I realized that I did not include endnotes for Geophilosophy. They can can be downloaded here.
I was also looking at an earlier chapter and, given how central the terms reterritorialization and deterritorialization are for our chapter, I thought I would include this quote from chapter two ‘Conceptual Personae’.
It seems to us that a social field comprises structures and functions, but this does not tell us very much directly about particular movements that affect the Socius. We already know the importance in animals of those activities that consist in forming territories, in abandoning or leaving them, and even in re-creating territory on something of a different nature (ethologists say that an animal’s partner or friend is the ‘equivalent of a home’ or that the family is a ‘mobile territory’). All the more so for the hominid: from its act of birth, it deterritorializes its front paw, wrests it from the earth to turn it into a hand, and reterritorializes it on branches and tools. A stick is, in turn, a deterritorialized branch.
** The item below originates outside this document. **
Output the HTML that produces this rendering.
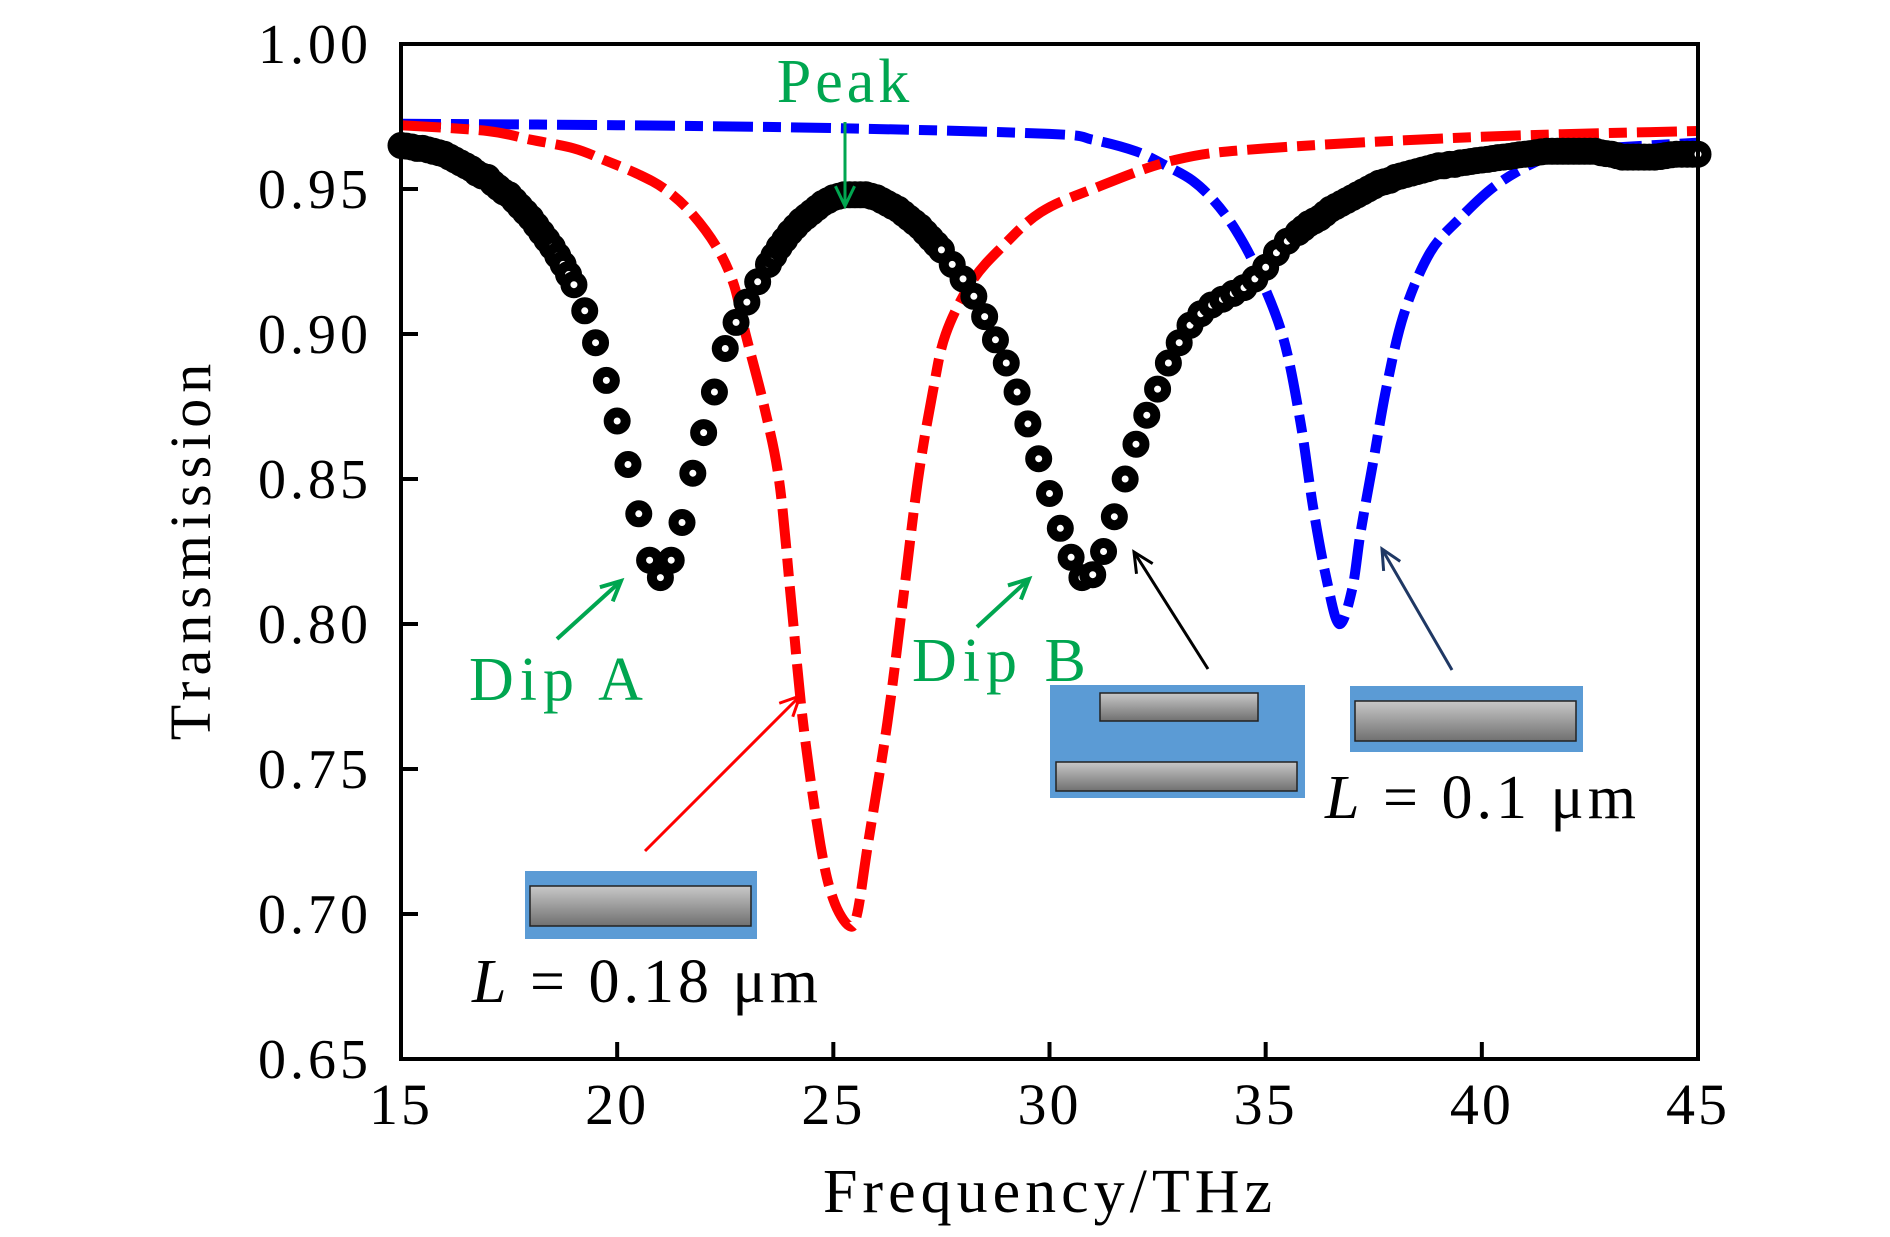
<!DOCTYPE html>
<html><head><meta charset="utf-8"><style>
html,body{margin:0;padding:0;background:#fff;}
svg{display:block;}
text{font-family:"Liberation Serif",serif;}
</style></head><body>
<svg id="chart" width="1890" height="1237" viewBox="0 0 1890 1237" xmlns="http://www.w3.org/2000/svg">
<defs>
<linearGradient id="gr" x1="0" y1="0" x2="0" y2="1"><stop offset="0" stop-color="#c8c8c8"/><stop offset="1" stop-color="#707070"/></linearGradient>
</defs>
<g id="plot"></g>
<g id="axes"></g>
<g id="annot">
  <text x="845" y="102" font-size="62" fill="#00a650" text-anchor="middle" letter-spacing="4">Peak</text>
  <text x="469" y="700" font-size="62" fill="#00a650" letter-spacing="6">Dip A</text>
  <text x="912" y="681" font-size="62" fill="#00a650" letter-spacing="6">Dip B</text>
  <text x="472" y="1002" font-size="62" fill="#000" letter-spacing="4"><tspan font-style="italic">L</tspan> = 0.18 μm</text>
  <text x="1325" y="818" font-size="62" fill="#000" letter-spacing="4"><tspan font-style="italic">L</tspan> = 0.1 μm</text>
  <g>
    <rect x="525" y="871" width="232" height="68" fill="#5b9bd5"/>
    <rect x="530" y="886" width="221" height="40" fill="url(#gr)" stroke="#222" stroke-width="1.5"/>
  </g>
  <g>
    <rect x="1050" y="685" width="255" height="113" fill="#5b9bd5"/>
    <rect x="1100" y="693" width="158" height="28" fill="url(#gr)" stroke="#222" stroke-width="1.5"/>
    <rect x="1056" y="762" width="241" height="29" fill="url(#gr)" stroke="#222" stroke-width="1.5"/>
  </g>
  <g>
    <rect x="1350" y="686" width="233" height="66" fill="#5b9bd5"/>
    <rect x="1355" y="701" width="221" height="40" fill="url(#gr)" stroke="#222" stroke-width="1.5"/>
  </g>
</g>
</svg>
<script>
// Black measured curve (THz, transmission)
const blackF = [15,15.125,15.25,15.375,15.5,15.625,15.75,15.875,16,16.125,16.25,16.375,16.5,16.625,16.75,16.875,17,17.125,17.25,17.375,17.5,17.625,17.75,17.875,18,18.125,18.25,18.375,18.5,18.625,18.75,18.875,19,
19.25,19.5,19.75,20,20.25,20.5,20.75,21,21.25,21.5,21.75,22,22.25,22.5,22.75,23,23.25,23.5,
23.625,23.75,23.875,24,24.125,24.25,24.375,24.5,24.625,24.75,24.875,25,25.125,25.25,25.375,25.5,25.625,25.75,25.875,26,26.125,26.25,26.375,26.5,26.625,26.75,26.875,27,27.125,27.25,27.375,27.5,
27.75,28,28.25,28.5,28.75,29,29.25,29.5,29.75,30,30.25,30.5,30.75,31,31.25,31.5,31.75,32,32.25,32.5,32.75,33,33.25,33.5,33.75,34,34.25,34.5,34.75,35,35.25,35.5,35.75,
35.875,36,36.125,36.25,36.375,36.5,36.625,36.75,36.875,37,37.125,37.25,37.375,37.5,37.625,37.75,37.875,38,38.125,38.25,38.375,38.5,38.625,38.75,38.875,39,39.125,39.25,39.375,39.5,39.625,39.75,39.875,40,40.125,40.25,40.375,40.5,40.625,40.75,40.875,41,41.125,41.25,41.375,41.5,41.625,41.75,41.875,42,42.125,42.25,42.375,42.5,42.625,42.75,42.875,43,43.125,43.25,43.375,43.5,43.625,43.75,43.875,44,44.125,44.25,44.375,44.5,44.625,44.75,44.875,45];
const blackT = [.965,.9648,.9645,.964,.964,.9635,.963,.9625,.962,.961,.960,.959,.958,.957,.9555,.9545,.954,.952,.9505,.949,.948,.946,.944,.942,.940,.9375,.935,.9325,.930,.927,.924,.9205,.917,
.908,.897,.884,.870,.855,.838,.822,.816,.822,.835,.852,.866,.880,.895,.904,.911,.918,.924,
.927,.930,.9325,.935,.937,.939,.9405,.942,.9435,.945,.946,.947,.9475,.948,.948,.948,.948,.948,.9475,.947,.946,.945,.944,.943,.9415,.940,.9385,.937,.935,.933,.931,.929,
.924,.919,.913,.906,.898,.890,.880,.869,.857,.845,.833,.823,.816,.817,.825,.837,.850,.862,.872,.881,.890,.897,.903,.907,.910,.912,.914,.916,.919,.923,.928,.932,.935,
.9365,.938,.939,.940,.9415,.943,.944,.945,.946,.947,.948,.949,.950,.951,.952,.9525,.953,.954,.9545,.955,.9555,.956,.9565,.957,.9575,.958,.958,.9585,.9585,.959,.9592,.9595,.9598,.960,.9602,.9605,.9608,.961,.9612,.9615,.9618,.962,.9622,.9625,.9628,.963,.963,.963,.963,.963,.963,.963,.963,.963,.963,.9625,.9622,.962,.9615,.961,.961,.961,.961,.961,.961,.961,.9612,.9615,.9618,.962,.962,.962,.962,.962];
// Red simulated curve (L = 0.18 um)
const redF = [15,17,18,19,19.7,20.5,21.1,21.7,22.3,22.7,22.97,23.4,23.75,24.03,24.3,24.7,25.0,25.36,25.55,25.8,26.25,26.6,26.95,27.3,27.6,28.2,28.9,29.8,31,32.9,35,40,45];
const redT = [.972,.970,.967,.964,.960,.955,.950,.942,.930,.917,.900,.875,.849,.807,.766,.724,.705,.696,.700,.724,.766,.807,.849,.880,.900,.918,.930,.942,.950,.960,.964,.968,.970];
// Blue simulated curve (L = 0.1 um)
const blueF = [15,20,25,30,31,32,32.7,33.3,33.8,34.3,34.8,35.4,35.8,36.1,36.4,36.7,37,37.2,37.5,37.8,38.2,38.8,39.5,40.3,41.2,42,45];
const blueT = [.9725,.972,.971,.969,.967,.963,.958,.953,.946,.936,.922,.899,.870,.840,.816,.800,.812,.832,.857,.882,.907,.928,.940,.951,.959,.963,.966];
const xTicks = [15,20,25,30,35,40,45];
const yTicks = [0.65,0.70,0.75,0.80,0.85,0.90,0.95,1.00];
const yTickLabels = ["0.65","0.70","0.75","0.80","0.85","0.90","0.95","1.00"];

const X0=401,X1=1698,Y0=1059,Y1=44;
const xs=f=>X0+(f-15)/(45-15)*(X1-X0);
const ys=t=>Y0-(t-0.65)/(1.0-0.65)*(Y0-Y1);
const NS="http://www.w3.org/2000/svg";
function mk(tag,attrs,parent){const e=document.createElementNS(NS,tag);for(const k in attrs)e.setAttribute(k,attrs[k]);parent.appendChild(e);return e;}
function smoothPath(F,T){
  const p=F.map((f,i)=>[xs(f),ys(T[i])]);
  let d="M"+p[0][0]+","+p[0][1];
  for(let i=0;i<p.length-1;i++){
    const p0=p[i-1]||p[i],p1=p[i],p2=p[i+1],p3=p[i+2]||p2;
    const c1=[p1[0]+(p2[0]-p0[0])/6,p1[1]+(p2[1]-p0[1])/6];
    const c2=[p2[0]-(p3[0]-p1[0])/6,p2[1]-(p3[1]-p1[1])/6];
    d+=" C"+c1+" "+c2+" "+p2;
  }
  return d;
}
const plot=document.getElementById('plot');
const blue=mk('path',{d:smoothPath(blueF,blueT),fill:'none',stroke:'#0000ff','stroke-width':10,'stroke-dasharray':'40 10 18 10'},plot);


const red=mk('path',{d:smoothPath(redF,redT),fill:'none',stroke:'#ff0000','stroke-width':10,'stroke-dasharray':'40 10 18 10'},plot);


const bg=mk('g',{},plot);


blackF.forEach((f,i)=>{
  const c=mk('circle',{cx:xs(f),cy:ys(blackT[i]),r:8.5,fill:'#fff',stroke:'#000','stroke-width':10},bg);
  
  
});
const ann=document.getElementById('annot');
function arrow(x1,y1,x2,y2,col,name,w){
  const g=mk('g',{},ann);
  
  
  mk('line',{x1,y1,x2,y2,stroke:col,'stroke-width':w},g);
  const a=Math.atan2(y2-y1,x2-x1),L=22,s=0.45;
  mk('polyline',{points:`${x2-L*Math.cos(a-s)},${y2-L*Math.sin(a-s)} ${x2},${y2} ${x2-L*Math.cos(a+s)},${y2-L*Math.sin(a+s)}`,fill:'none',stroke:col,'stroke-width':w},g);
}
arrow(845,122,845,206,'#00a650','peak-arrow',3);
arrow(557,639,621,581,'#00a650','dip-a-arrow',4);
arrow(977,627,1029,579,'#00a650','dip-b-arrow',4);
arrow(1208,669,1134,552,'#000','double-inset-arrow',3);
arrow(1452,670,1382,549,'#1f3864','short-inset-arrow',3);
arrow(645,851,800,696,'#ff0000','long-inset-arrow',3);
const ax=document.getElementById('axes');
const fr=mk('rect',{x:X0,y:Y1,width:X1-X0,height:Y0-Y1,fill:'none',stroke:'#000','stroke-width':4},ax);


xTicks.forEach(v=>{
  const x=xs(v);
  const t=mk('line',{x1:x,y1:Y0,x2:x,y2:Y0-17,stroke:'#000','stroke-width':4},ax);
  
  
  const l=mk('text',{x:x,y:1124,'font-size':58,'text-anchor':'middle','letter-spacing':3},ax);
  l.textContent=v;
  
  
});
yTicks.forEach((v,i)=>{
  const y=ys(v);
  const t=mk('line',{x1:X0,y1:y,x2:X0+17,y2:y,stroke:'#000','stroke-width':4},ax);
  
  
  const l=mk('text',{x:372,y:y+19,'font-size':56,'text-anchor':'end','letter-spacing':4},ax);
  l.textContent=yTickLabels[i];
  
  
});
const xt=mk('text',{x:1050,y:1212,'font-size':62,'text-anchor':'middle','letter-spacing':5},ax);
xt.textContent='Frequency/THz';


const yt=mk('text',{x:0,y:0,'font-size':58,'text-anchor':'middle','letter-spacing':6,transform:'translate(210,549) rotate(-90)'},ax);
yt.textContent='Transmission';


</script>
</body></html>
We need to see how everyone, at every age, in the smallest things as in the greatest challenges, seeks a territory, tolerates or carries out deterritorializations, and is reterritorialized on almost anything – memory, fetish, or dream. . . . Social fields are inextricable knots in which the three movements are mixed up so that, in order to disentangle them, we have to diagnose real types or personae. The merchant buys in a territory, deterritorializes products into commodities, and is reterritorialized on commercial circuits. . . . We believe that psychosocial types have this meaning, to make perceptible, in the most insignificant or the most important circumstances, for formation of territories, the vectors of deterritorialization, and the process of reterritorialization. – What is Philosophy, 67-68.